Ellis Larkins review (Wisdom's Child 4/76)

Listening to Ellis Larkins, the celebrated jazz pianist now performing at Tangerine, is like being on a luxury cruise bound for nowhere. You may not know where you’re going, but you certainly have fun getting there.

So does Larkins. This former protege of Count Basie and Duke Ellington–whose music apparently remains his major source of inspiration–is one of the classiest improvisers in the business. Like the great Art Tatum he can take a melody and baby it; he can worry it; he can carefully take it apart. He can hide the beat, or dance a pirouette about it. Yet, withal, Larkins never loses the melody, the beat, or the audience. He’s always firmly in charge, and he lets you know it, if only by the modest, reassuring smile he flashes now and then. His music leaves you feeling, well, cautiously optimistic.

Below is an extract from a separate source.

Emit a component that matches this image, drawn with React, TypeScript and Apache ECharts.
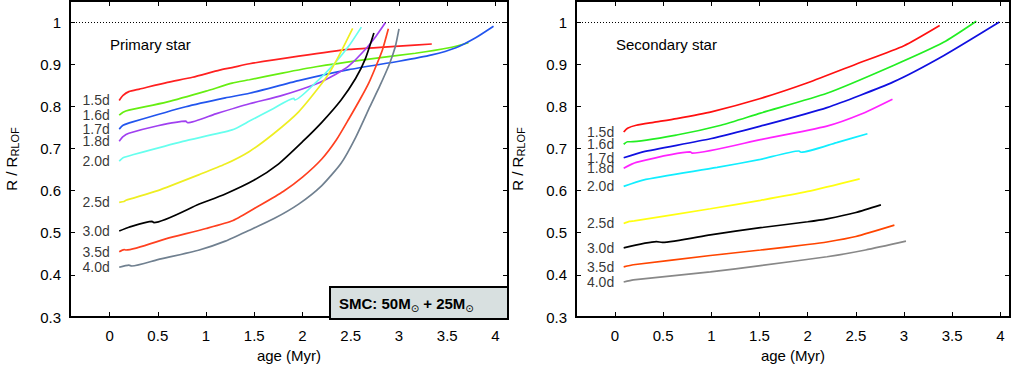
import React, { useEffect, useRef } from "react";
import * as echarts from "echarts";

// ---------- data ----------
const periods = ["1.5d", "1.6d", "1.7d", "1.8d", "2.0d", "2.5d", "3.0d", "3.5d", "4.0d"];

const xTicks = [0, 0.5, 1, 1.5, 2, 2.5, 3, 3.5, 4];
const yTicks = [0.3, 0.4, 0.5, 0.6, 0.7, 0.8, 0.9, 1];

const primaryColors = ["#ff2020", "#66ee11", "#2255ee", "#a040f0", "#66ffee", "#eeee22", "#000000", "#ff4020", "#708090"];
const secondaryColors = ["#ff1010", "#22ee22", "#1010e0", "#ff22ff", "#11eeff", "#ffff11", "#000000", "#ff4500", "#888888"];

// Primary star: [age (Myr), R/R_RLOF]
const p15 = [[0.10, 0.814], [0.14, 0.826], [0.2, 0.835], [0.31, 0.841], [0.6, 0.857], [0.86, 0.869], [1.14, 0.886], [1.27, 0.892], [1.45, 0.901], [1.96, 0.919], [2.48, 0.935], [3.0, 0.943], [3.34, 0.948]];
const p16 = [[0.10, 0.779], [0.14, 0.786], [0.2, 0.791], [0.59, 0.81], [1.0, 0.836], [1.27, 0.855], [1.45, 0.863], [1.79, 0.879], [2.14, 0.894], [2.65, 0.911], [3.17, 0.926], [3.52, 0.939], [3.72, 0.951]];
const p17 = [[0.10, 0.746], [0.14, 0.755], [0.24, 0.763], [0.79, 0.799], [1.2, 0.82], [1.45, 0.831], [1.96, 0.861], [2.48, 0.887], [3.0, 0.907], [3.34, 0.922], [3.59, 0.939], [3.79, 0.962], [3.98, 0.99]];
const p18 = [[0.10, 0.717], [0.14, 0.728], [0.2, 0.736], [0.5, 0.754], [0.79, 0.765], [0.81, 0.761], [1.1, 0.782], [1.45, 0.806], [1.79, 0.826], [2.14, 0.853], [2.35, 0.877], [2.48, 0.896], [2.65, 0.935], [2.76, 0.966], [2.86, 0.999]];
const p20 = [[0.10, 0.670], [0.14, 0.678], [0.24, 0.685], [0.76, 0.717], [1.27, 0.744], [1.45, 0.765], [1.7, 0.795], [1.91, 0.819], [1.92, 0.815], [2.14, 0.857], [2.31, 0.896], [2.48, 0.943], [2.61, 0.988]];
const p25 = [[0.10, 0.572], [0.15, 0.574], [0.17, 0.577], [0.5, 0.6], [0.93, 0.638], [1.2, 0.663], [1.45, 0.693], [1.7, 0.735], [1.96, 0.787], [2.21, 0.857], [2.3, 0.888], [2.4, 0.93], [2.52, 0.985]];
const p30 = [[0.10, 0.504], [0.2, 0.513], [0.44, 0.527], [0.46, 0.524], [0.93, 0.568], [1.2, 0.592], [1.5, 0.625], [1.75, 0.663], [2.0, 0.716], [2.2, 0.762], [2.4, 0.815], [2.55, 0.866], [2.65, 0.912], [2.74, 0.974]];
const p35 = [[0.10, 0.455], [0.15, 0.46], [0.17, 0.459], [0.59, 0.486], [1.0, 0.51], [1.28, 0.529], [1.55, 0.564], [1.8, 0.598], [2.0, 0.632], [2.2, 0.675], [2.35, 0.72], [2.48, 0.77], [2.6, 0.818], [2.69, 0.857], [2.77, 0.9], [2.83, 0.935], [2.89, 0.984]];
const p40 = [[0.10, 0.418], [0.2, 0.423], [0.23, 0.421], [0.5, 0.436], [0.93, 0.459], [1.2, 0.48], [1.45, 0.506], [1.7, 0.533], [1.96, 0.568], [2.2, 0.612], [2.4, 0.665], [2.55, 0.726], [2.7, 0.8], [2.8, 0.848], [2.9, 0.9], [2.96, 0.94], [3.0, 0.984]];

// Secondary star
const s15 = [[0.09, 0.739], [0.13, 0.748], [0.22, 0.755], [0.4, 0.762], [0.64, 0.771], [1.0, 0.787], [1.5, 0.818], [2.0, 0.856], [2.5, 0.9], [3.0, 0.944], [3.37, 0.992]];
const s16 = [[0.09, 0.71], [0.13, 0.716], [0.16, 0.716], [0.64, 0.732], [1.1, 0.755], [1.51, 0.784], [2.2, 0.831], [2.89, 0.897], [3.41, 0.952], [3.75, 1.002]];
const s17 = [[0.09, 0.678], [0.29, 0.692], [0.99, 0.723], [1.51, 0.753], [2.2, 0.797], [2.89, 0.858], [3.41, 0.92], [3.99, 1.0]];
const s18 = [[0.09, 0.653], [0.22, 0.667], [0.78, 0.692], [0.8, 0.689], [1.51, 0.721], [2.2, 0.753], [2.55, 0.781], [2.88, 0.817]];
const s20 = [[0.09, 0.61], [0.29, 0.625], [1.06, 0.655], [1.51, 0.674], [1.91, 0.694], [1.93, 0.691], [2.3, 0.714], [2.62, 0.735]];
const s25 = [[0.09, 0.522], [0.15, 0.527], [0.2, 0.528], [0.99, 0.557], [1.51, 0.577], [2.0, 0.598], [2.54, 0.628]];
const s30 = [[0.09, 0.464], [0.43, 0.479], [0.49, 0.477], [0.99, 0.495], [1.51, 0.512], [2.0, 0.526], [2.2, 0.533], [2.5, 0.548], [2.76, 0.566]];
const s35 = [[0.09, 0.419], [0.19, 0.424], [0.99, 0.446], [1.51, 0.459], [2.0, 0.472], [2.2, 0.478], [2.5, 0.491], [2.9, 0.518]];
const s40 = [[0.09, 0.383], [0.19, 0.388], [0.99, 0.407], [1.51, 0.422], [2.2, 0.443], [2.6, 0.459], [3.02, 0.48]];

const primaryData = [p15, p16, p17, p18, p20, p25, p30, p35, p40];
const secondaryData = [s15, s16, s17, s18, s20, s25, s30, s35, s40];

const FONT = "'Liberation Sans', Arial, Helvetica, sans-serif";

function buildPanel(
  data: number[][][],
  colors: string[],
  xIdx: number,
  yIdx: number
) {
  const series: any[] = data.map((pts, i) => {
    const s: any = {
      type: "line",
      xAxisIndex: xIdx,
      yAxisIndex: yIdx,
      data: pts,
      showSymbol: false,
      symbol: "none",
      smooth: 0.2,
      lineStyle: { color: colors[i], width: 1.7 },
      itemStyle: { color: colors[i] },
      silent: true,
      z: 3,
    };
    if (i === 0) {
      s.markLine = {
        silent: true,
        symbol: ["none", "none"],
        label: { show: false },
        lineStyle: { type: [1, 2], color: "#000", width: 1 },
        data: [{ yAxis: 1 }],
      };
    }
    return s;
  });
  series.push({
    type: "scatter",
    xAxisIndex: xIdx,
    yAxisIndex: yIdx,
    symbolSize: 1,
    itemStyle: { color: "rgba(0,0,0,0)" },
    silent: true,
    data: data.map((pts, i) => ({ name: periods[i], value: pts[0] })),
    label: {
      show: true,
      position: "left",
      distance: 9,
      formatter: "{b}",
      fontFamily: FONT,
      fontSize: 14,
      lineHeight: 11,
      color: "#000",
    },
  });
  return series;
}

function xAxisPair(grid: number, min: number, max: number) {
  const base = {
    type: "value",
    gridIndex: grid,
    min,
    max,
    splitLine: { show: false },
    axisLine: { show: false, onZero: false },
    axisTick: {
      show: true,
      inside: true,
      length: 5,
      customValues: xTicks,
      lineStyle: { color: "#000", width: 1 },
    },
  };
  return [
    {
      ...base,
      position: "bottom",
      name: "age (Myr)",
      nameLocation: "middle",
      nameGap: 31,
      nameTextStyle: { fontFamily: FONT, fontSize: 15, color: "#000" },
      axisLabel: {
        show: true,
        customValues: xTicks,
        margin: 11,
        fontFamily: FONT,
        fontSize: 15,
        color: "#000",
      },
    },
    { ...base, position: "top", axisLabel: { show: false } },
  ];
}

function yAxisPair(grid: number) {
  const base = {
    type: "value",
    gridIndex: grid,
    min: 0.3,
    max: 1.05,
    splitLine: { show: false },
    axisLine: { show: false, onZero: false },
    axisTick: {
      show: true,
      inside: true,
      length: 5,
      customValues: yTicks,
      lineStyle: { color: "#000", width: 1 },
    },
  };
  return [
    {
      ...base,
      position: "left",
      name: "R / R{s|RLOF}",
      nameLocation: "middle",
      nameRotate: 90,
      nameGap: 50,
      nameTextStyle: {
        fontFamily: FONT,
        fontSize: 15,
        color: "#000",
        lineHeight: 18,
        rich: {
          s: {
            fontFamily: FONT,
            fontSize: 11,
            lineHeight: 11,
            verticalAlign: "bottom",
            color: "#000",
          },
        },
      },
      axisLabel: {
        show: true,
        customValues: yTicks,
        margin: 9,
        fontFamily: FONT,
        fontSize: 15,
        color: "#000",
        formatter: (v: number) => String(Math.round(v * 10) / 10),
      },
    },
    { ...base, position: "right", axisLabel: { show: false } },
  ];
}

export default function App() {
  const ref = useRef<HTMLDivElement>(null);

  useEffect(() => {
    if (!ref.current) return;
    const chart = echarts.init(ref.current, undefined, { renderer: "svg" });
    const option: any = {
      animation: false,
      backgroundColor: "#fff",
      grid: [
        { left: 70, top: 1, width: 438, height: 318, show: true, borderColor: "#000", borderWidth: 2, backgroundColor: "transparent", containLabel: false },
        { left: 576, top: 1, width: 434, height: 318, show: true, borderColor: "#000", borderWidth: 2, backgroundColor: "transparent", containLabel: false },
      ],
      xAxis: [...xAxisPair(0, -0.41, 4.13), ...xAxisPair(1, -0.405, 4.1)],
      yAxis: [...yAxisPair(0), ...yAxisPair(1)],
      series: [
        ...buildPanel(primaryData, primaryColors, 0, 0),
        ...buildPanel(secondaryData, secondaryColors, 2, 2),
      ],
      graphic: [
        {
          type: "text",
          x: 110,
          y: 44,
          z: 10,
          style: { text: "Primary star", fontFamily: FONT, fontSize: 15, fill: "#000", verticalAlign: "middle" },
        },
        {
          type: "text",
          x: 616,
          y: 44,
          z: 10,
          style: { text: "Secondary star", fontFamily: FONT, fontSize: 15, fill: "#000", verticalAlign: "middle" },
        },
        {
          type: "rect",
          z: 10,
          shape: { x: 330, y: 287, width: 178, height: 32 },
          style: { fill: "#d8e0e0", stroke: "#000", lineWidth: 2 },
        },
        {
          type: "text",
          x: 339,
          y: 303,
          z: 11,
          style: {
            text: "{b|SMC: 50M}{s|⊙}{b| + 25M}{s|⊙}",
            verticalAlign: "middle",
            rich: {
              b: { fontFamily: FONT, fontSize: 15, fontWeight: "bold", lineHeight: 20, fill: "#000", verticalAlign: "middle" },
              s: { fontFamily: "'DejaVu Sans', sans-serif", fontSize: 10, lineHeight: 12, fill: "#000", verticalAlign: "bottom" },
            },
          },
        },
      ],
    };
    chart.setOption(option);
    return () => chart.dispose();
  }, []);

  return (
    <div
      ref={ref}
      style={{ position: "absolute", left: 0, top: 0, width: 1011, height: 368 }}
    />
  );
}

Larkins–along with his able bassist, Wilbur Little–plays every hour on the hour, ten ’til three, Tuesday through Saturday. In between sets (which, unfortunately, are rather short) you can either repair to the bar, or to the jukebox. I usually do both. However, if you must throw your money away do it on the jukebox, which, for the benefit of nostalgia buffs, only contains selections from the thirties and forties. Where else, after all, can you hear Judy Garland sing “Dear Mr. Gable: You Made Me Love You” and Marlene Dietrich croon “Lili Marlene” for a mere quarter?